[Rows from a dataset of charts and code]
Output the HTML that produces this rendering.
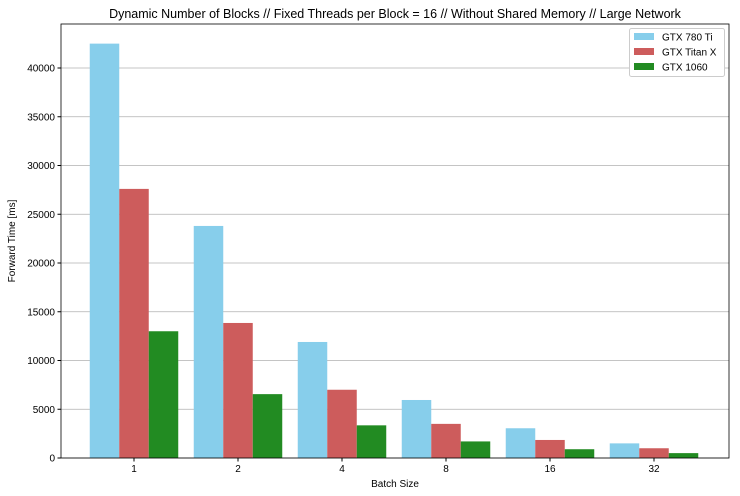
<!DOCTYPE html>
<html><head><meta charset="utf-8"><style>
html,body{margin:0;padding:0;background:#fff;}
svg{display:block;font-family:"Liberation Sans","DejaVu Sans",sans-serif;}
</style></head><body>
<svg id="chart" width="740" height="496" viewBox="0 0 740 496">
<text x="395" y="18" font-size="12.5" text-anchor="middle" fill="#000">Dynamic Number of Blocks // Fixed Threads per Block = 16 // Without Shared Memory // Large Network</text>
<g id="grid"></g><g id="bars"></g><g id="axes"></g>
<text x="395" y="487" font-size="10" text-anchor="middle">Batch Size</text>
<text transform="translate(15,241) rotate(-90)" font-size="10" text-anchor="middle">Forward Time [ms]</text>
<g id="legend"></g>
</svg>
<script>
const categories = ["1","2","4","8","16","32"];
const seriesNames = ["GTX 780 Ti","GTX Titan X","GTX 1060"];
const gtx780 = [42500,23800,11900,5950,3050,1500];
const titanX = [27600,13850,7000,3500,1850,1000];
const gtx1060 = [13000,6550,3350,1700,900,500];
const yTicks = [0,5000,10000,15000,20000,25000,30000,35000,40000];
const colors = ["#87ceeb","#cd5c5c","#228b22"];
const series=[gtx780,titanX,gtx1060];
const L=61,R=729,T=24,B=458;
const y=v=>B-v*390/40000;
const x=i=>134+104*i;
const bw=29.5;
const NS="http://www.w3.org/2000/svg";
function mk(t,a,p){const e=document.createElementNS(NS,t);for(const k in a)e.setAttribute(k,a[k]);p.appendChild(e);return e;}
const grid=document.getElementById('grid'),bars=document.getElementById('bars'),axes=document.getElementById('axes'),leg=document.getElementById('legend');
yTicks.forEach(v=>{
 const g=mk('line',{x1:L,x2:R,y1:y(v),y2:y(v),stroke:'#b0b0b0','stroke-width':0.8},grid);
 
 
 mk('line',{x1:L-3.5,x2:L,y1:y(v),y2:y(v),stroke:'#000'},axes);
 const t=mk('text',{x:L-6,y:y(v)+3.5,'font-size':10,'text-anchor':'end'},axes);t.textContent=v;
 
 
});
series.forEach((s,si)=>s.forEach((v,i)=>{
 const r=mk('rect',{x:x(i)+(si-1)*bw-bw/2,y:y(v),width:bw,height:B-y(v),fill:colors[si]},bars);
 
 
}));
categories.forEach((c,i)=>{
 mk('line',{x1:x(i),x2:x(i),y1:B,y2:B+3.5,stroke:'#000'},axes);
 const t=mk('text',{x:x(i),y:B+14,'font-size':10,'text-anchor':'middle'},axes);t.textContent=c;
 
 
});
const fr=mk('rect',{x:L,y:T,width:R-L,height:B-T,fill:'none',stroke:'#000','stroke-width':0.8},axes);


const lb=mk('rect',{x:629.5,y:28.5,width:95,height:48,fill:'#fff',stroke:'#ccc',rx:2},leg);


seriesNames.forEach((n,i)=>{
 const g=mk('g',{},leg);
 
 
 mk('rect',{x:634,y:33+i*15,width:20,height:7,fill:colors[i]},g);
 const t=mk('text',{x:662,y:40.5+i*15,'font-size':10},g);t.textContent=n;
});
</script>
</body></html>
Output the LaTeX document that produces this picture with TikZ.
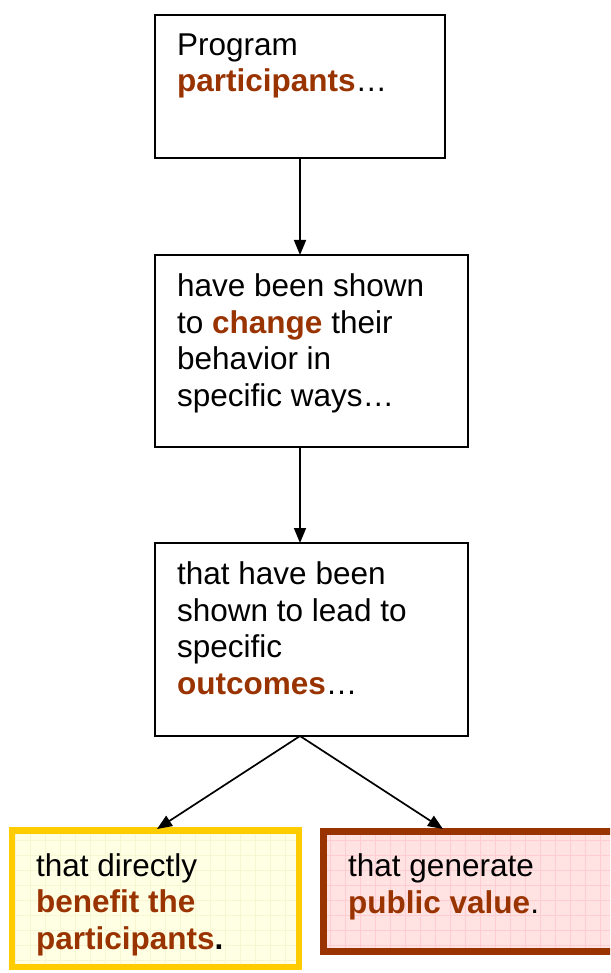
\documentclass[tikz,border=0pt]{standalone}
\usepackage{fontspec}
\setmainfont{Liberation Sans}
\usetikzlibrary{arrows.meta}
\definecolor{accent}{RGB}{153,51,0}
\definecolor{goldline}{RGB}{255,204,0}
\definecolor{goldfill}{RGB}{255,255,228}
\definecolor{goldgrid}{RGB}{248,245,210}
\definecolor{pinkfill}{RGB}{255,226,226}
\definecolor{pinkgrid}{RGB}{255,204,210}
\newcommand{\hl}[1]{\textcolor{accent}{\textbf{#1}}}
\tikzset{
  stepbox/.style={draw=black, line width=1.6pt, fill=white},
  boxtext/.style={anchor=base west, inner sep=0pt, align=left,
    font=\fontsize{31.5}{36.4}\selectfont},
  flow/.style={line width=1.7pt, -{Triangle[length=15pt,width=12pt]}},
}
\begin{document}
\begin{tikzpicture}[x=1pt,y=-1pt]
\useasboundingbox (0,0) rectangle (610,973);
\clip (0,0) rectangle (610,973);
% top three boxes
\path[stepbox] (155,15) rectangle (445,158);
\coordinate (b1s) at (300,158);
\node[boxtext] (t1) at (177,92) {Program\\\hl{participants}…};
\path[stepbox] (155,255) rectangle (468,447);
\coordinate (b2n) at (300,255);
\coordinate (b2s) at (300,447);
\node[boxtext] (t2) at (177,406) {have been shown\\to \hl{change} their\\behavior in\\specific ways…};
\path[stepbox] (155,543) rectangle (468,736);
\coordinate (b3n) at (300,543);
\coordinate (b3s) at (300,736);
\node[boxtext] (t3) at (177,694) {that have been\\shown to lead to\\specific\\\hl{outcomes}…};
% yellow box
\fill[goldfill] (12,830) rectangle (299,967);
\begin{scope}
\clip (12,830) rectangle (299,967);
\draw[goldgrid, line width=0.5pt] (0,830) grid[step=15pt] (300,967);
\end{scope}
\draw[goldline, line width=6.5pt] (12,830.5) rectangle (299,967);
\coordinate (b4n) at (157,829);
\node[boxtext] (t4) at (36,949) {that directly\\\hl{benefit the}\\\hl{participants}\textbf{.}};
% red box
\fill[pinkfill] (323,831) rectangle (614,951);
\begin{scope}
\clip (323,831) rectangle (614,951);
\draw[pinkgrid, line width=0.5pt] (320,825) grid[step=15pt] (615,955);
\end{scope}
\draw[accent, line width=7pt] (323.5,831) rectangle (614,951);
\coordinate (b5n) at (443,829);
\node[boxtext] (t5) at (348,913) {that generate\\\hl{public value}.};
% connectors
\draw[flow] (b1s) -- (b2n);
\draw[flow] (b2s) -- (b3n);
\draw[flow] (b3s) -- (b4n);
\draw[flow] (b3s) -- (b5n);
\end{tikzpicture}
\end{document}
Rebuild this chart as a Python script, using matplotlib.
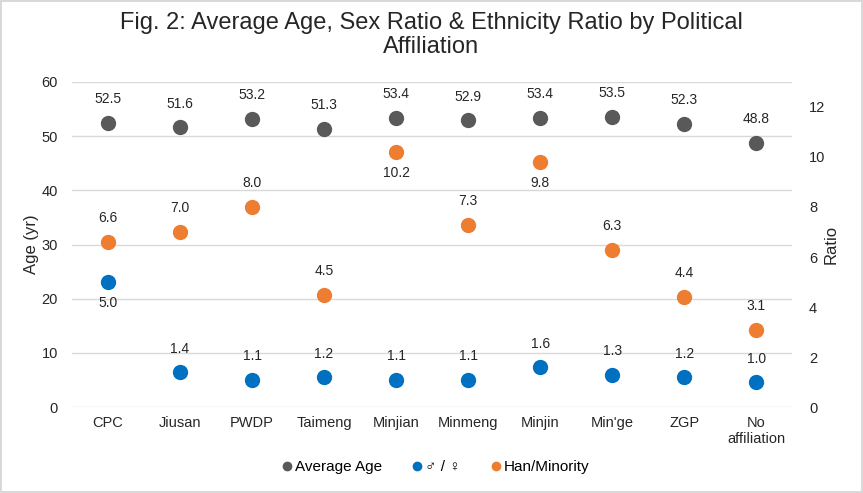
import matplotlib.pyplot as plt
from matplotlib.lines import Line2D

plt.rcParams['font.family'] = ['Liberation Sans', 'DejaVu Sans']

parties = ['CPC', 'Jiusan', 'PWDP', 'Taimeng', 'Minjian', 'Minmeng',
           'Minjin', "Min'ge", 'ZGP', 'No\naffiliation']
avg_age = [52.5, 51.6, 53.2, 51.3, 53.4, 52.9, 53.4, 53.5, 52.3, 48.8]
sex_ratio = [5.0, 1.4, 1.1, 1.2, 1.1, 1.1, 1.6, 1.3, 1.2, 1.0]
han_ratio = [6.6, 7.0, 8.0, 4.5, 10.2, 7.3, 9.8, 6.3, 4.4, 3.1]
# labels drawn under the point instead of above
sex_below = [0]
han_below = [4, 6]

grey = '#595959'
blue = '#0070C0'
orange = '#ED7D31'

fig = plt.figure(figsize=(8.63, 4.93), dpi=100)
fig.patch.set_edgecolor('#d9d9d9')
fig.patch.set_linewidth(1.5)
ax = fig.add_axes([0.0834, 0.174, 0.8346, 0.66])
ax2 = ax.twinx()

x = list(range(len(parties)))
ax.plot(x, avg_age, 'o', color=grey, markersize=10, zorder=3)
ax2.plot(x, sex_ratio, 'o', color=blue, markersize=10, zorder=3)
ax2.plot(x, han_ratio, 'o', color=orange, markersize=10, zorder=3)


def label(axis, xs, ys, below):
    for i, (xi, yi) in enumerate(zip(xs, ys)):
        dy = -15 if i in below else 17
        axis.annotate(f'{yi:.1f}', (xi, yi), xytext=(0, dy), textcoords='offset points',
                      ha='center', va='center', fontsize=10, color='#262626')


label(ax, x, avg_age, [])
label(ax2, x, sex_ratio, sex_below)
label(ax2, x, han_ratio, han_below)

ax.set_xlim(-0.5, 9.5)
ax.set_ylim(0, 60)
ax2.set_ylim(0, 13)
ax.set_yticks(range(0, 61, 10))
ax2.set_yticks(range(0, 13, 2))
ax.set_xticks(x)
ax.set_xticklabels(parties)
ax.grid(axis='y', color='#d9d9d9', linewidth=1)
ax.set_axisbelow(True)
for a in (ax, ax2):
    for s in a.spines.values():
        s.set_visible(False)
    a.tick_params(length=0, labelsize=10.5, colors='#262626')
ax.tick_params(axis='y', pad=10)
ax2.tick_params(axis='y', pad=12)
ax.tick_params(axis='x', pad=6)

ax.set_ylabel('Age (yr)', fontsize=12, color='#262626', labelpad=2)
ax2.set_ylabel('Ratio', fontsize=12, color='#262626', labelpad=-1)

fig.suptitle('Fig. 2: Average Age, Sex Ratio & Ethnicity Ratio by Political\nAffiliation',
             fontsize=17, y=0.975, color='#262626', linespacing=1.1)

handles = [Line2D([], [], marker='o', ls='', color=c, markersize=6) for c in (grey, blue, orange)]
fig.legend(handles, ['Average Age', '♂ / ♀', 'Han/Minority'], loc='center',
           bbox_to_anchor=(0.505, 0.052), ncol=3, frameon=False, fontsize=11,
           handlelength=0.6, handletextpad=0.2, columnspacing=2.0)

fig.savefig('out.png')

(Stated exercise) Where a line contains "Output", copy that line.

(Worked answer)
Output the HTML that produces this rendering.
Output the LaTeX document that produces this picture with TikZ.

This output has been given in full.